Nearly 200 cremated human remains left unclaimed after mortuary business closes

ABERDEEN, Wash. -- Nearly 200 cremated remains were left unclaimed after a funeral home shut its doors in Grays Harbor County.

At Whiteside Family Mortuary in Aberdeen, the doors are boarded up after it went out of business nearly a year ago.

Inside, county officials found nearly 140 urns that were left behind and all of them unclaimed by family members.

“They’re all in either metal or plastic boxes and some of the older ones are in cardboard,” said Lane Youmans, the Grays Harbor County coroner.

In total, 180 urns were collected from three mortuaries once owned by the Whiteside family.

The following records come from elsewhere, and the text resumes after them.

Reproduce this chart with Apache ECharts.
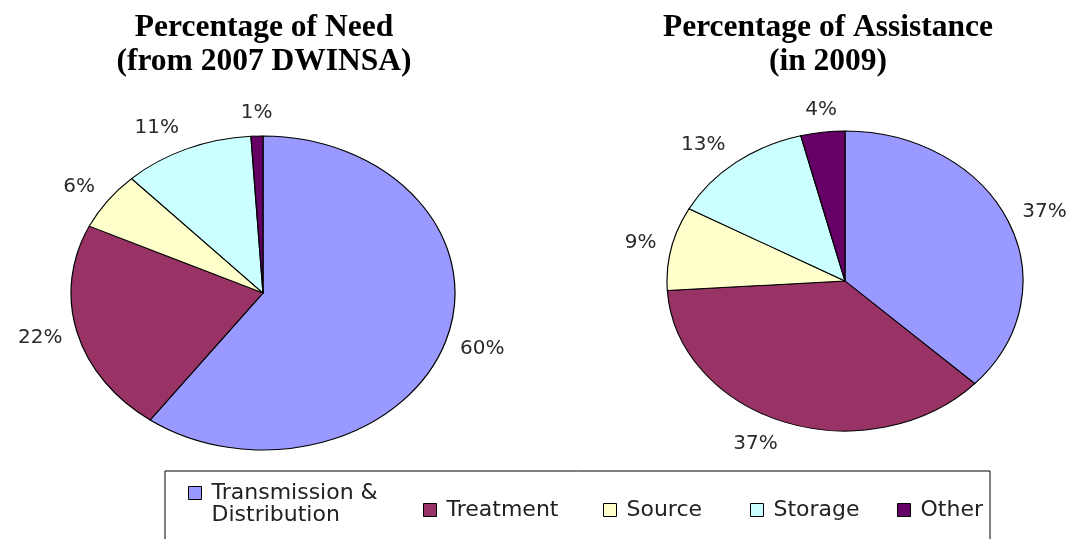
<!DOCTYPE html>
<html><head><meta charset="utf-8">
<script src="https://cdn.jsdelivr.net/npm/echarts@6/dist/echarts.min.js"></script>
<style>
html,body{margin:0;padding:0;background:#fff;}
#wrap{position:relative;width:1071px;height:539px;overflow:hidden;background:#fff;}
.pie{position:absolute;top:0;height:539px;}
#main{position:absolute;left:0;top:0;width:1071px;height:539px;}
</style></head><body>
<div id="wrap"><div id="pieL" class="pie"></div><div id="pieR" class="pie"></div><div id="main"></div></div>
<script>
// ---- data ----
const categories = ['Transmission & Distribution', 'Treatment', 'Source', 'Storage', 'Other'];
const needValues = [60, 22, 6, 11, 1];
const assistanceValues = [37, 37, 9, 13, 4];
const titleTexts = ['Percentage of Need\n(from 2007 DWINSA)', 'Percentage of Assistance\n(in 2009)'];

// ---- styling / layout ----
const colors = ['#9999ff', '#993366', '#ffffcc', '#ccffff', '#660066'];
const pies = [
  { id: 'pieL', values: needValues, cx: 263, cy: 293, rx: 192, ry: 157, left: 0, width: 535, titleX: 264 },
  { id: 'pieR', values: assistanceValues, cx: 845, cy: 281, rx: 178, ry: 150, left: 535, width: 536, titleX: 828 }
];
const GAP_X = 12, GAP_Y = 14;
const labelFont = { fontFamily: 'DejaVu Sans', fontSize: 20, color: '#2a2a2a' };
const legendLeft = [188, 423, 603, 750, 897];
const legendBox = { x: 165, y: 471, w: 825, h: 120 };

function items(values, transparent) {
  return categories.map((n, i) => ({
    name: n, value: values[i],
    itemStyle: { color: transparent ? 'rgba(0,0,0,0)' : colors[i] }
  }));
}

// stretched pie drawings (ellipses)
pies.forEach(p => {
  const el = document.getElementById(p.id);
  el.style.left = p.left + 'px';
  el.style.width = p.width + 'px';
  el.style.transformOrigin = (p.cx - p.left) + 'px 0px';
  el.style.transform = 'scaleX(' + (p.rx / p.ry) + ')';
  const c = echarts.init(el, null, { renderer: 'svg' });
  c.setOption({
    animation: false,
    series: [{
      type: 'pie', silent: true, center: [p.cx - p.left, p.cy], radius: p.ry,
      startAngle: 90, clockwise: true, avoidLabelOverlap: false,
      label: { show: false }, labelLine: { show: false },
      itemStyle: { borderColor: '#000', borderWidth: 1 },
      emphasis: { disabled: true },
      data: items(p.values, false)
    }]
  });
});

function makeLabelLayout(p) {
  const total = p.values.reduce((a, b) => a + b, 0);
  return function (params) {
    const idx = params.dataIndex;
    let cum = 0;
    for (let i = 0; i < idx; i++) cum += p.values[i];
    const mid = (cum + p.values[idx] / 2) / total * Math.PI * 2;
    const s = Math.sin(mid), c = Math.cos(mid);
    const ax = p.cx + (p.rx + GAP_X) * s;
    const ay = p.cy - (p.ry + GAP_Y) * c;
    const align = Math.abs(s) < 0.2 ? 'center' : (s > 0 ? 'left' : 'right');
    return {
      x: ax + (align === 'left' ? 3 : align === 'right' ? -3 : 0),
      y: ay - c * 9,
      align: align, verticalAlign: 'middle'
    };
  };
}

const main = echarts.init(document.getElementById('main'));
main.setOption({
  animation: false,
  title: pies.map((p, i) => ({
    text: titleTexts[i], left: p.titleX, top: 11, textAlign: 'center', padding: 0,
    textStyle: { fontFamily: 'Liberation Serif', fontWeight: 'bold', fontSize: 31.5, lineHeight: 34, color: '#000' }
  })),
  graphic: [{
    type: 'rect', z: -1, silent: true,
    shape: { x: legendBox.x, y: legendBox.y, width: legendBox.w, height: legendBox.h },
    style: { fill: '#fff', stroke: '#000', lineWidth: 1 }
  }],
  legend: categories.map((n, i) => ({
    left: legendLeft[i], top: i === 0 ? 460 : 499, orient: 'horizontal', icon: 'rect',
    itemWidth: 13, itemHeight: 13, padding: 0,
    // two-line entry: an empty leading line keeps the swatch level with the first line
    formatter: s => (s.indexOf('& ') >= 0 ? '\n' + s.replace('& ', '&\n') : s),
    textStyle: { fontFamily: 'DejaVu Sans', fontSize: 22, color: '#222', lineHeight: 22, padding: [0, 0, 0, 5] },
    selectedMode: false,
    data: [{ name: n, itemStyle: { color: colors[i], borderColor: '#000', borderWidth: 1 } }]
  })),
  series: pies.map(p => ({
    type: 'pie', silent: true, center: [p.cx, p.cy], radius: p.ry,
    startAngle: 90, clockwise: true, avoidLabelOverlap: false,
    label: Object.assign({ show: true, position: 'outside', formatter: '{c}%' }, labelFont),
    labelLine: { show: false },
    labelLayout: makeLabelLayout(p),
    emphasis: { disabled: true },
    data: items(p.values, true)
  }))
});
</script>
</body></html>
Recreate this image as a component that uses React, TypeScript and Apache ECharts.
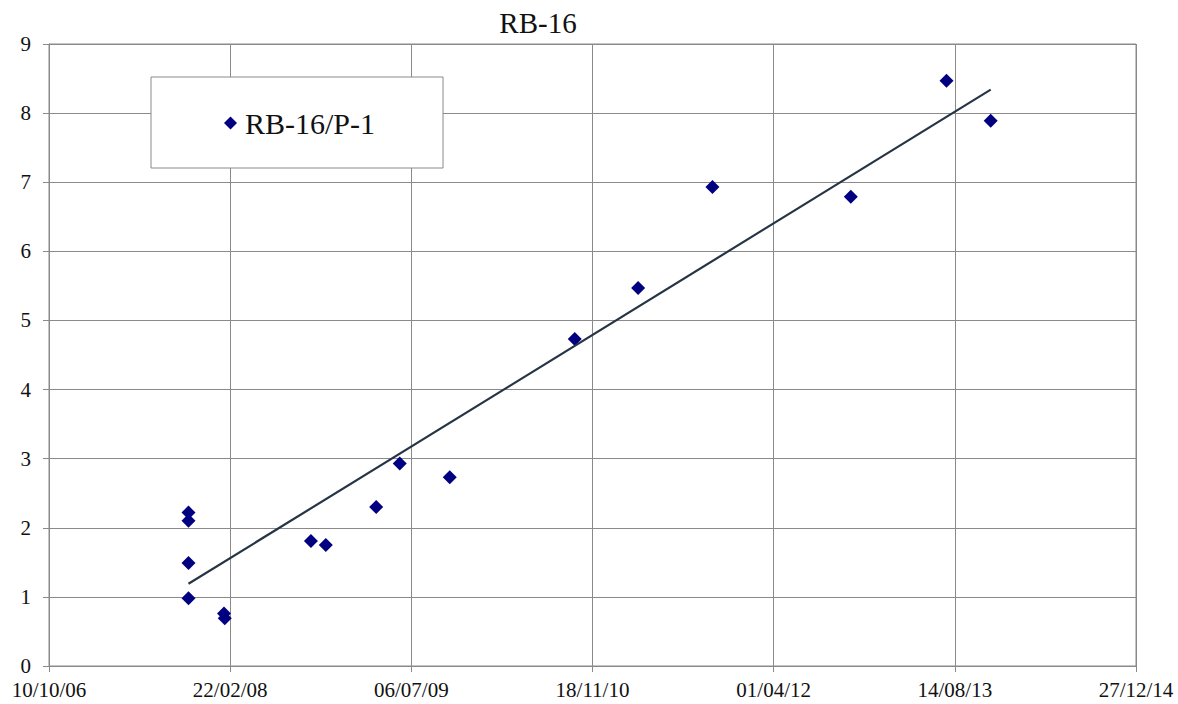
import React, { useEffect, useRef } from "react";
import * as echarts from "echarts";

const chartTitle = "RB-16";
const seriesName = "RB-16/P-1";

const sampleDates = [
  "2007-10-30", "2007-10-30", "2007-10-30", "2007-10-30",
  "2008-02-05", "2008-02-07",
  "2008-10-02", "2008-11-12",
  "2009-03-31", "2009-06-04", "2009-10-20",
  "2010-09-30", "2011-03-24", "2011-10-15",
  "2012-10-31", "2013-07-22", "2013-11-21",
];
const sampleValues = [
  0.98, 1.49, 2.1, 2.22,
  0.76, 0.69,
  1.81, 1.75,
  2.3, 2.93, 2.73,
  4.73, 5.47, 6.93,
  6.79, 8.47, 7.89,
];

// linear trendline as drawn in the reference (start / end)
const trendDates = ["2007-10-30", "2013-11-21"];
const trendValues = [1.19, 8.34];

const xMin = 39000; // 10/10/06 as day serial
const xMax = 42000; // 27/12/14
const xStep = 500;
const yMin = 0;
const yMax = 9;
const yStep = 1;

const EPOCH = Date.UTC(1899, 11, 30);
const DAY = 86400000;
const toSerial = (iso: string) => {
  const [y, m, d] = iso.split("-").map(Number);
  return Math.round((Date.UTC(y, m - 1, d) - EPOCH) / DAY);
};
const fmt = (serial: number) => {
  const dt = new Date(EPOCH + serial * DAY);
  const p = (n: number) => String(n).padStart(2, "0");
  return `${p(dt.getUTCDate())}/${p(dt.getUTCMonth() + 1)}/${p(dt.getUTCFullYear() % 100)}`;
};

export default function App() {
  const ref = useRef<HTMLDivElement>(null);
  useEffect(() => {
    if (!ref.current) return;
    const chart = echarts.init(ref.current, null, { renderer: "svg" });
    const pts = sampleDates.map((d, i) => [toSerial(d), sampleValues[i]]);
    const trend = trendDates.map((d, i) => [toSerial(d), trendValues[i]]);
    const font = "'Liberation Serif', 'Times New Roman', serif";
    chart.setOption({
      animation: false,
      backgroundColor: "#ffffff",
      textStyle: { fontFamily: font },
      graphic: [
        {
          type: "text",
          x: 538,
          y: 23,
          style: {
            text: chartTitle,
            font: `29px ${font}`,
            fill: "#111",
            textAlign: "center",
            textVerticalAlign: "middle",
          },
        },
      ],
      legend: {
        data: [seriesName],
        left: 151,
        top: 77,
        orient: "vertical",
        padding: [31, 68, 30, 73],
        backgroundColor: "#ffffff",
        borderColor: "#8a8a8a",
        borderWidth: 1,
        borderRadius: 0,
        itemWidth: 13,
        itemHeight: 13,
        icon: "diamond",
        itemStyle: { opacity: 1 },
        textStyle: { fontFamily: font, fontSize: 30, color: "#111", padding: [0, 0, 0, 3] },
        z: 10,
      },
      grid: {
        left: 49,
        right: 42,
        top: 44,
        bottom: 38,
        show: true,
        borderColor: "#8a8a8a",
        borderWidth: 1,
        backgroundColor: "transparent",
      },
      xAxis: {
        type: "value",
        min: xMin,
        max: xMax,
        interval: xStep,
        axisLine: { show: true, lineStyle: { color: "#8a8a8a", width: 1 } },
        axisTick: { show: true, length: 6, lineStyle: { color: "#8a8a8a" } },
        splitLine: { show: true, lineStyle: { color: "#8a8a8a", width: 1 } },
        axisLabel: {
          formatter: (v: number) => fmt(v),
          fontFamily: font,
          fontSize: 21,
          color: "#111",
          margin: 13,
          showMinLabel: true,
          showMaxLabel: true,
        },
      },
      yAxis: {
        type: "value",
        min: yMin,
        max: yMax,
        interval: yStep,
        axisLine: { show: true, lineStyle: { color: "#8a8a8a", width: 1 } },
        axisTick: { show: true, length: 6, lineStyle: { color: "#8a8a8a" } },
        splitLine: { show: true, lineStyle: { color: "#8a8a8a", width: 1 } },
        axisLabel: {
          fontFamily: font,
          fontSize: 21,
          color: "#111",
          margin: 18,
        },
      },
      series: [
        {
          name: seriesName,
          type: "scatter",
          data: pts,
          symbol: "diamond",
          symbolSize: 14,
          itemStyle: { color: "#000080", opacity: 1 },
          z: 3,
        },
        {
          name: "trend",
          type: "line",
          data: trend,
          symbol: "none",
          lineStyle: { color: "#253545", width: 2.2 },
          z: 4,
        },
      ],
    });
    return () => chart.dispose();
  }, []);
  return (
    <div
      ref={ref}
      style={{ position: "fixed", left: 0, top: 0, width: 1178, height: 704 }}
    />
  );
}
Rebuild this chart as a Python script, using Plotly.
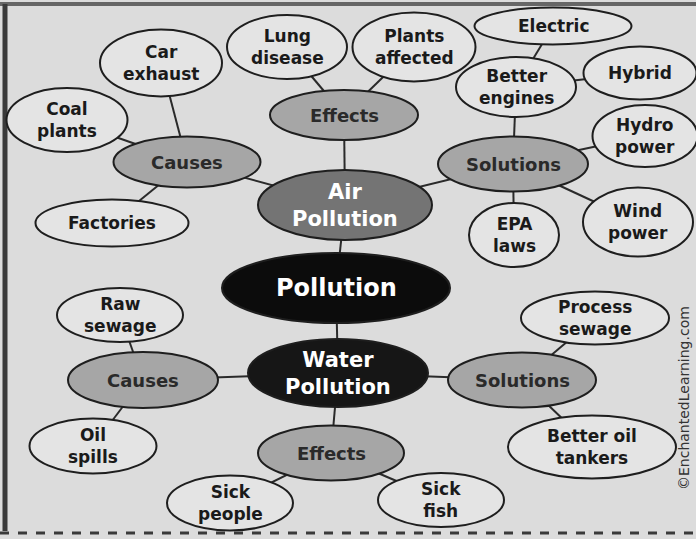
import plotly.graph_objects as go

# ---- data ----
node_labels = [
    "Pollution",
    "Air<br>Pollution", "Water<br>Pollution",
    "Causes", "Effects", "Solutions",
    "Car<br>exhaust", "Coal<br>plants", "Factories",
    "Lung<br>disease", "Plants<br>affected",
    "Better<br>engines", "Electric", "Hybrid", "Hydro<br>power", "Wind<br>power", "EPA<br>laws",
    "Causes", "Effects", "Solutions",
    "Raw<br>sewage", "Oil<br>spills",
    "Sick<br>people", "Sick<br>fish",
    "Process<br>sewage", "Better oil<br>tankers",
]
node_level = [0, 1, 2, 3, 3, 3, 4, 4, 4, 4, 4, 4, 4, 4, 4, 4, 4, 3, 3, 3, 4, 4, 4, 4, 4, 4]
node_cx = [336, 345, 338, 187, 344, 513, 161, 67, 112, 287, 414, 516, 553, 640, 645, 638, 514,
           143, 331, 522, 120, 93, 230, 441, 595, 592]
node_cy = [288, 205, 373, 162, 115, 164, 63, 120, 223, 47, 47, 87, 26, 73, 136, 222, 235,
           380, 453, 380, 315, 446, 503, 500, 318, 447]
node_w = [228, 174, 180, 147, 148, 150, 122, 121, 153, 120, 123, 120, 157, 113, 105, 110, 90,
          150, 146, 148, 126, 127, 126, 126, 148, 168]
node_h = [70, 70, 68, 51, 50, 55, 67, 64, 47, 64, 69, 60, 37, 53, 62, 69, 64,
          56, 55, 55, 54, 55, 55, 54, 53, 63]
edges = [(0, 1), (0, 2), (1, 3), (1, 4), (1, 5),
         (3, 6), (3, 7), (3, 8), (4, 9), (4, 10),
         (5, 11), (11, 12), (11, 13), (5, 14), (5, 15), (5, 16),
         (2, 17), (2, 18), (2, 19), (17, 20), (17, 21), (18, 22), (18, 23),
         (19, 24), (19, 25)]
watermark = "©EnchantedLearning.com"

# ---- styles ----
fill_by_level = {0: "#0c0c0c", 1: "#747474", 2: "#161616", 3: "#a6a6a6", 4: "#e4e4e4"}
text_by_level = {0: "#ffffff", 1: "#ffffff", 2: "#ffffff", 3: "#2a2a2a", 4: "#1a1a1a"}
size_by_level = {0: 24, 1: 21, 2: 21, 3: 18, 4: 17}

W, H = 696, 539
fig = go.Figure()

ex, ey = [], []
for a, b in edges:
    ex += [node_cx[a], node_cx[b], None]
    ey += [node_cy[a], node_cy[b], None]
fig.add_trace(go.Scatter(x=ex, y=ey, mode="lines",
                         line=dict(color="#2a2a2a", width=2),
                         hoverinfo="skip", showlegend=False))

shapes = []
# frame
shapes.append(dict(type="line", xref="x", yref="y", x0=0, x1=W, y0=4, y1=4,
                   line=dict(color="#666666", width=4), layer="below"))
shapes.append(dict(type="line", xref="x", yref="y", x0=5, x1=5, y0=4, y1=531,
                   line=dict(color="#3a3a3a", width=5), layer="below"))
shapes.append(dict(type="line", xref="x", yref="y", x0=0, x1=W, y0=533, y1=533,
                   line=dict(color="#3a3a3a", width=3, dash="dash"), layer="below"))

annotations = []
for i, lab in enumerate(node_labels):
    lv = node_level[i]
    shapes.append(dict(type="circle", xref="x", yref="y",
                       x0=node_cx[i] - node_w[i] / 2, x1=node_cx[i] + node_w[i] / 2,
                       y0=node_cy[i] - node_h[i] / 2, y1=node_cy[i] + node_h[i] / 2,
                       fillcolor=fill_by_level[lv],
                       line=dict(color="#1e1e1e", width=2), layer="above"))
    annotations.append(dict(x=node_cx[i], y=node_cy[i], xref="x", yref="y", text=lab,
                            showarrow=False, align="center",
                            font=dict(family="DejaVu Sans", size=size_by_level[lv],
                                      color=text_by_level[lv], weight="bold")))

annotations.append(dict(x=684, y=398, xref="x", yref="y", text=watermark, textangle=-90,
                        showarrow=False,
                        font=dict(family="DejaVu Sans", size=14, color="#333333")))

fig.update_layout(
    width=W, height=H,
    margin=dict(l=0, r=0, t=0, b=0),
    paper_bgcolor="#dcdcdc", plot_bgcolor="#dcdcdc",
    xaxis=dict(range=[0, W], visible=False, fixedrange=True),
    yaxis=dict(range=[H, 0], visible=False, fixedrange=True),
    shapes=shapes, annotations=annotations,
    showlegend=False,
)
fig.write_html("out.html",
               config={"displayModeBar": False},
               post_script="document.body.style.margin='0';document.body.style.overflow='hidden';")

“We have several infants that passed in the '70s,” added Youmans, as he reviewed the stack of boxes in his office.

All of them have ended up at the Gray’s Harbor County Coroner’s Office in Aberdeen.

“It’s shameful for a family that has been in business for over 104 years to simply turn off the lights and walk away,” said Youmans.

Youmans took custody of all these urns earlier this year. He didn’t do it because he had to; he said he did it because he wanted to.

“I was told I didn’t have a legal responsibility to deal with them, I just had a moral one and I couldn’t leave these behind. I wanted to protect them,” added Youmans.

Each of the cardboard boxes in Youman's office is filled with several urns. Each urn is a person left behind. The oldest one dates to 1924; it was brought over to the Whiteside Family Mortuary decades ago.

One set of remains is in a coffee can and dates to 1975.

“We’re going to leave him in the can because maybe that was his last wish,” said Youmans, as he held up the yellow and orange coffee can.

Youmans wants to make sure family members, who want their loved ones, know where to find them.

“There may not be any next of kin or there are situations where the family doesn’t want anything to do with the person. So, rather than try to bother them, I just want people to know these are available if they want to contact us,” said Youmans.

Several of the remains have been identified as veterans.  The Missing in America Project, a group that takes unclaimed remains of those who served in the military, will take 30 of those urns to the Tahoma National Cemetery for proper interment.

“It’s very sad. Like I said it’s rather shameful that they would leave these and just walk away,” said Youmans.

The Department of Licensing said the Whiteside Family Mortuary continued to operate after its license expired in January 2015.

Then, by the middle of the year, all three mortuaries shut down. The bank took over some of the properties.

“This is unprecedented. Normally when a funeral home goes out of business, it’s purchased by another one and they assume all the urns and all the records,” said Youmans.

No one really knows why the Whiteside family walked away from the business they had for more than a century.

Q13 News attempted to contact the last owner listed for the mortuary, Jennifer Whiteside. She wasn’t home when a Q13 News crew stopped by, and our calls to her were not returned.

Meanwhile, Youmans will keep the urns for at least six months to a year to see if anyone claims them. After that, all of the urns will be taken and locked away in a vault at the Fern Hill Funeral home.